Cisco offers many different types of IPSec VPN solutions.
Site to Site IPSec VPN
A site to site IPSec virtual private network is the most flexible VPN with support for multiple vendors. They can be difficult to scale and manage in larger networks. It has support for private IP addressing and stateless failover. The VPN is a tunnelled IPSec connection between two hosts.
Cisco DMVPN
A Cisco dynamic multipoint virtual private network simplifies a scalable hub and spoke VPN with the addition of support for spoke to spoke communication. Next Hop Resolution Protocol with a combination of multipoint GRE tunnels establish connectivity between sites. Private IP addressing is supported and can utilise routing to implement high availability between spokes and hubs. It utilises a tunnelled IPSec connection to establish connectivity.
Cisco GET-VPN
Cisco Group Encrypted Transport (GET) creates a tunnelled-less IPSec VPN. It utilises the original IP header for the virtual private network rather than encapsulating another layer inside of the header.

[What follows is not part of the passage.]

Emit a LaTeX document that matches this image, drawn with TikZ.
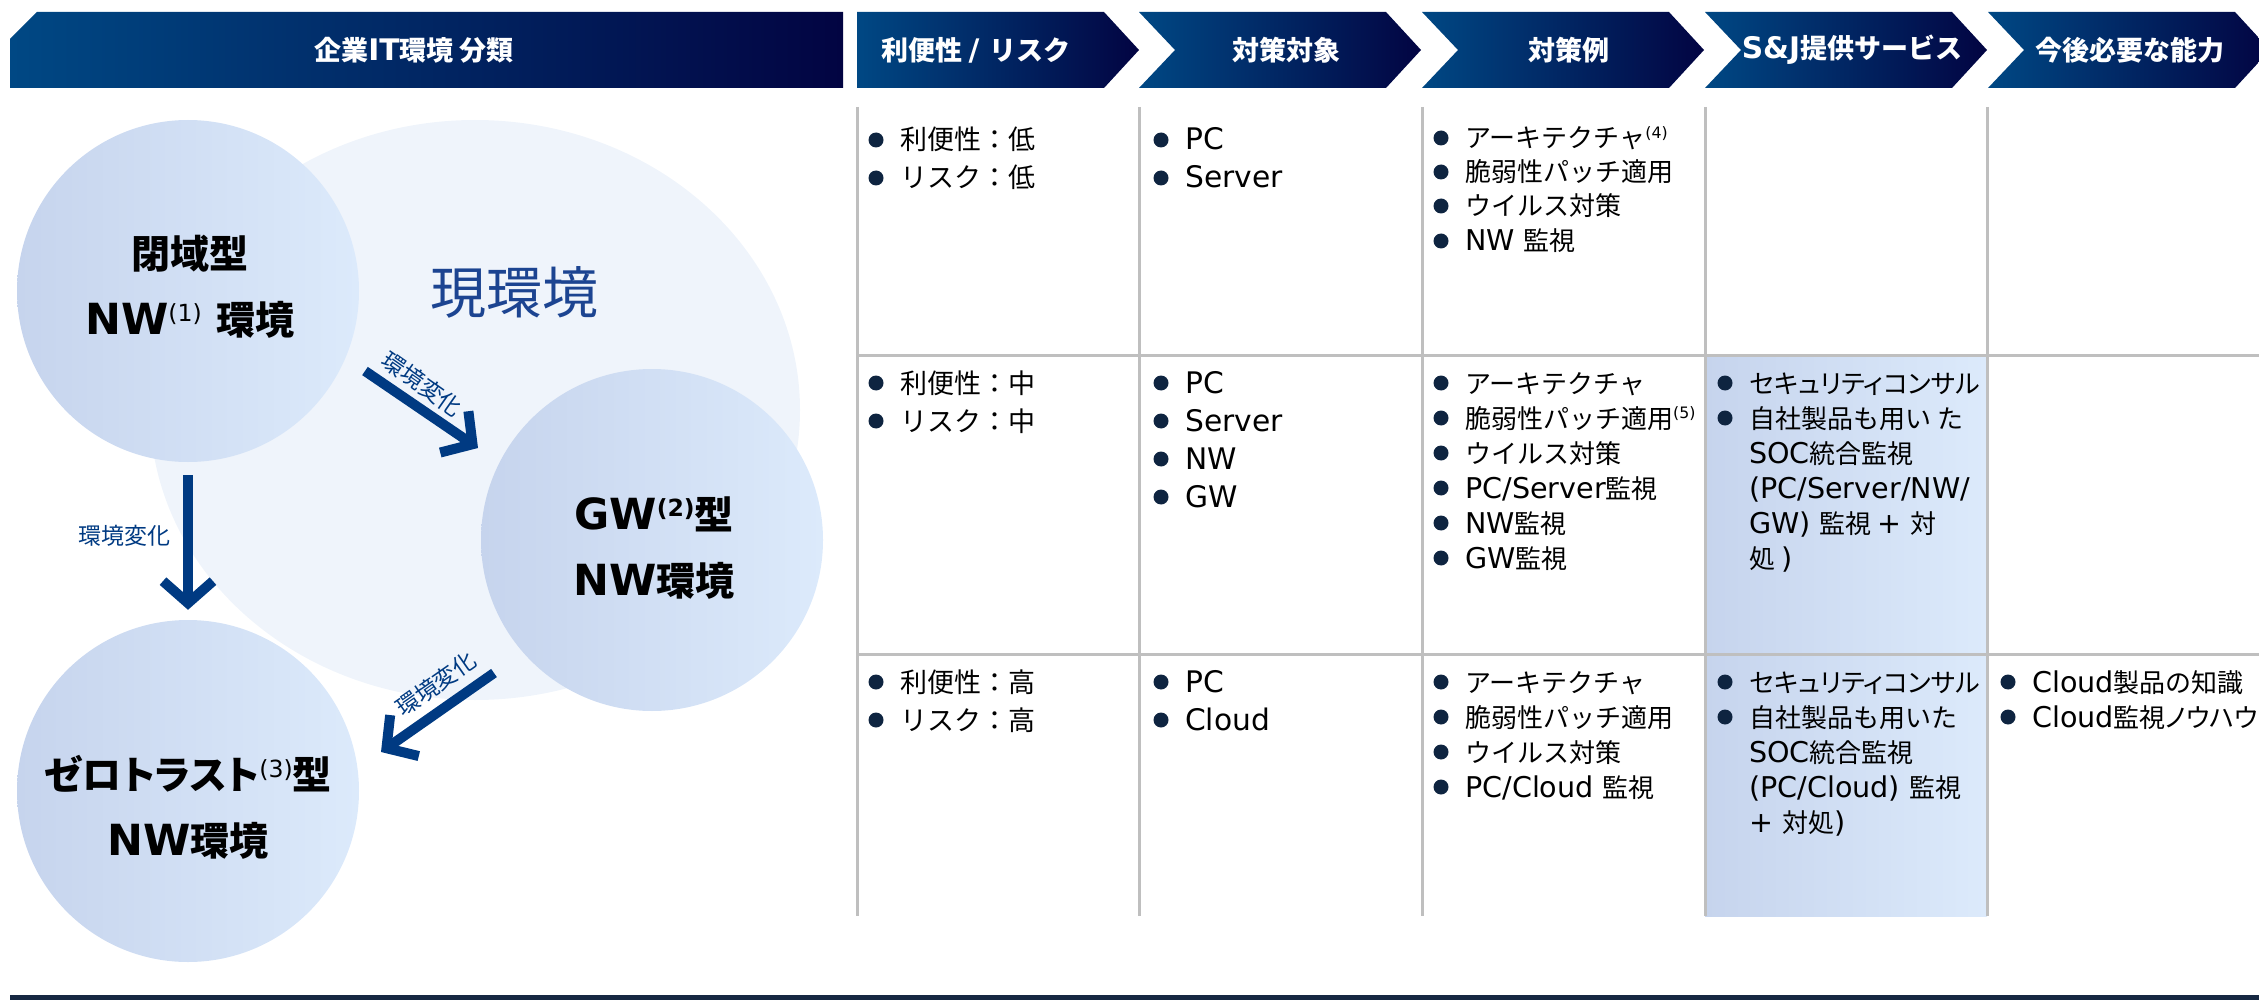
\documentclass[tikz,border=0pt]{standalone}
\usepackage{fontspec}
\usepackage{graphicx}
\usetikzlibrary{arrows.meta}
\setmainfont[Scale=1.1]{DejaVu Sans}
\newfontfamily\latf[Scale=1.1]{DejaVu Sans}
\newfontfamily\cjkf{Noto Sans CJK JP}
\newfontfamily\cjkp[RawFeature=+palt]{Noto Sans CJK JP}
\def\cjkcur{\cjkf}
\XeTeXinterchartokenstate=1
\newXeTeXintercharclass\CJKcls
\newcount\cjkcnt
\cjkcnt="3000
\loop \XeTeXcharclass\cjkcnt=\CJKcls \ifnum\cjkcnt<"9FFF \advance\cjkcnt by 1 \repeat
\cjkcnt="FF00
\loop \XeTeXcharclass\cjkcnt=\CJKcls \ifnum\cjkcnt<"FFEF \advance\cjkcnt by 1 \repeat
\XeTeXinterchartoks 0 \CJKcls = {\cjkcur}
\XeTeXinterchartoks \CJKcls 0 = {\latf}
\XeTeXinterchartoks 4095 \CJKcls = {\cjkcur}
\XeTeXinterchartoks 4095 0 = {\latf}

\definecolor{hdrL}{RGB}{0,72,132}
\definecolor{hdrR}{RGB}{2,4,66}
\definecolor{cirL}{RGB}{198,212,237}
\definecolor{cirR}{RGB}{220,234,251}
\definecolor{bigc}{RGB}{239,244,251}
\definecolor{bigm}{RGB}{247,250,254}
\definecolor{gridc}{RGB}{191,191,191}
\definecolor{bulc}{RGB}{14,36,64}
\definecolor{botc}{RGB}{22,40,66}
\definecolor{arrc}{RGB}{0,58,130}
\definecolor{curc}{RGB}{28,68,145}
\pgfdeclareradialshading{softell}{\pgfpoint{0bp}{0bp}}{color(0bp)=(bigc); color(45bp)=(bigc); color(50bp)=(bigm); color(100bp)=(white)}

\newcommand\sups[2][0.3em]{\raisebox{#1}{\scalebox{0.55}{#2}}}
% bullet line: name, text x, line centre y, style, text
\newcommand\bl[5]{\fill[bulc] (#2-24,#3) circle [radius=7.5pt];
  \node[#4, anchor=base west] (#1) at (#2,#3+10) {#5};}
% continuation line
\newcommand\cl[5]{\node[#4, anchor=base west] (#1) at (#2,#3+10) {#5};}

\begin{document}
\begin{tikzpicture}[x=1pt,y=-1pt,
  hdr/.style={text=white, font=\fontsize{27}{32}\selectfont\bfseries, inner sep=0pt},
  ctxt/.style={text=black, font=\fontsize{39}{66}\selectfont\bfseries, align=center, inner sep=0pt},
  cellA/.style={font=\fontsize{27}{32}\selectfont, inner sep=0pt, text=black},
  cellB/.style={font=\fontsize{26}{32}\selectfont, inner sep=0pt, text=black},
  lab/.style={text=arrc, font=\fontsize{23}{26}\selectfont, inner sep=0pt},
  arr/.style={draw=arrc, line width=10pt, -{Straight Barb[length=22pt,width=50pt]}},
  circ/.style={circle, inner sep=0pt, minimum size=342pt, left color=cirL, right color=cirR, draw=none},
  grid/.style={draw=gridc, line width=3pt},
  chev/.style={left color=hdrL, right color=hdrR, draw=none},
]
\useasboundingbox (0,0) rectangle (2259,1000);

% ---------- left panel ----------
\shade[shading=softell] (475,410) ellipse [x radius=325, y radius=290];
\node[font=\fontsize{56}{60}\selectfont, text=curc, inner sep=0pt] (cur) at (514,292) {現環境};

\node[circ] (c1) at (188,291) {};
\node[circ] (c2) at (652,540) {};
\node[circ] (c3) at (188,791) {};
\node[ctxt] (t1) at (190,287) {閉域型\\NW\sups{\mdseries(1)} 環境};
\node[ctxt] (t2) at (654,548) {GW\sups{(2)}型\\NW環境};
\node[ctxt] (t3) at (188,807) {\def\cjkcur{\cjkp}ゼロトラスト\sups{\mdseries(3)}型\\NW環境};

\draw[arr, shorten <=13pt, shorten >=10pt] (c1) -- (c3);
\coordinate (a2s) at (365,371);
\coordinate (a2e) at (478,448);
\draw[arr] (a2s) -- (a2e);
\coordinate (a3s) at (494,673);
\coordinate (a3e) at (381,752);
\draw[arr] (a3s) -- (a3e);
\node[lab] (l1) at (124,536) {環境変化};
\node[lab, rotate=-35] (l2) at (422,384) {環境変化};
\node[lab, rotate=35] (l3) at (436,684) {環境変化};

% ---------- headers ----------
\shade[chev] (10,39) -- (37,12) -- (843,12) -- (843,88) -- (10,88) -- cycle;
\node[hdr] (h0) at (414,50) {企業IT環境 分類};
\shade[chev] (857,12) -- (1104,12) -- (1139,50) -- (1104,88) -- (857,88) -- cycle;
\shade[chev] (1139,12) -- (1386,12) -- (1421,50) -- (1386,88) -- (1139,88) -- (1175,50) -- cycle;
\shade[chev] (1422,12) -- (1669,12) -- (1704,50) -- (1669,88) -- (1422,88) -- (1458,50) -- cycle;
\shade[chev] (1705,12) -- (1952,12) -- (1987,50) -- (1952,88) -- (1705,88) -- (1741,50) -- cycle;
\shade[chev] (1988,12) -- (2235,12) -- (2270,50) -- (2235,88) -- (1988,88) -- (2024,50) -- cycle;
\node[hdr] (h1) at (976,50) {利便性 / リスク};
\node[hdr] (h2) at (1286,50) {対策対象};
\node[hdr] (h3) at (1569,50) {対策例};
\node[hdr] (h4) at (1852,50) {S\&J提供サービス};
\node[hdr] (h5) at (2130,50) {今後必要な能力};

% ---------- table ----------
\shade[left color=cirL, right color=cirR] (1705,355) rectangle (1987,916);
\foreach \x in {857,1139,1422,1705,1987} {\draw[grid] (\x,107) -- (\x,916);}
\draw[grid] (857,355) -- (2259,355);
\draw[grid] (857,654) -- (2259,654);

% column 1
\bl{a11}{900}{140}{cellA}{利便性：低}
\bl{a12}{900}{178}{cellA}{リスク：低}
\bl{a21}{900}{383}{cellA}{利便性：中}
\bl{a22}{900}{421}{cellA}{リスク：中}
\bl{a31}{900}{682}{cellA}{利便性：高}
\bl{a32}{900}{720}{cellA}{リスク：高}
% column 2
\bl{b11}{1185}{140}{cellA}{PC}
\bl{b12}{1185}{178}{cellA}{Server}
\bl{b21}{1185}{383}{cellA}{PC}
\bl{b22}{1185}{421}{cellA}{Server}
\bl{b23}{1185}{459}{cellA}{NW}
\bl{b24}{1185}{497}{cellA}{GW}
\bl{b31}{1185}{682}{cellA}{PC}
\bl{b32}{1185}{720}{cellA}{Cloud}
% column 3
\bl{d11}{1465}{138}{cellB}{アーキテクチャ\sups[0.35em]{(4)}}
\bl{d12}{1465}{172}{cellB}{脆弱性パッチ適用}
\bl{d13}{1465}{206}{cellB}{ウイルス対策}
\bl{d14}{1465}{241}{cellB}{NW 監視}
\bl{d21}{1465}{383}{cellB}{アーキテクチャ}
\bl{d22}{1465}{418}{cellB}{脆弱性パッチ適用\sups[0.35em]{(5)}}
\bl{d23}{1465}{453}{cellB}{ウイルス対策}
\bl{d24}{1465}{488}{cellB}{PC/Server監視}
\bl{d25}{1465}{523}{cellB}{NW監視}
\bl{d26}{1465}{558}{cellB}{GW監視}
\bl{d31}{1465}{682}{cellB}{アーキテクチャ}
\bl{d32}{1465}{717}{cellB}{脆弱性パッチ適用}
\bl{d33}{1465}{752}{cellB}{ウイルス対策}
\bl{d34}{1465}{787}{cellB}{PC/Cloud 監視}
% column 4
\bl{e21}{1749}{383}{cellB}{\def\cjkcur{\cjkp}セキュリティコンサル}
\bl{e22}{1749}{418}{cellB}{自社製品も用い た}
\cl{e23}{1749}{453}{cellB}{SOC統合監視}
\cl{e24}{1749}{488}{cellB}{(PC/Server/NW/}
\cl{e25}{1749}{523}{cellB}{GW) 監視 + 対}
\cl{e26}{1749}{558}{cellB}{処 )}
\bl{e31}{1749}{682}{cellB}{\def\cjkcur{\cjkp}セキュリティコンサル}
\bl{e32}{1749}{717}{cellB}{自社製品も用いた}
\cl{e33}{1749}{752}{cellB}{SOC統合監視}
\cl{e34}{1749}{787}{cellB}{(PC/Cloud) 監視}
\cl{e35}{1749}{822}{cellB}{+ 対処)}
% column 5
\bl{f31}{2032}{682}{cellB}{Cloud製品の知識}
\bl{f32}{2032}{717}{cellB}{\def\cjkcur{\cjkp}Cloud監視ノウハウ}

% bottom bar
\fill[botc] (10,995) rectangle (2259,1000);
\end{tikzpicture}
\end{document}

It requires the use of GRE or DMVPN with Cisco GET-VPN support to work and is ideally used on a Private WAN/MPLS. By encrypting the traffic over a private link Cisco GET-VPN helps organisations to reach regulatory law compliance in the Heath Insurance Portability and Accountability Act (HIPAA), Sarbanes-Oxley Act, the Payment Card Industry Data Security Standard (PCI DSS), and the Gramm-Leach-Biley Act (GLBA)
FlexVPN
FlexVPN is Ciscos implementation of the IKEv2 standard. It features a unified VPN solution that combines sites-to-site, remote access, hub and spoke and partial mesh topologies. It offers a simple modular framework that extensively uses virtual access interfaces but remains compatible with legacy VPN configurations with crypto maps.
Remote Access VPN
A remote VPN allows users to dial in remotely to an enterprise network. It is a feature on FlexVPN and ASA-5500-X/FirePOWER firewalls.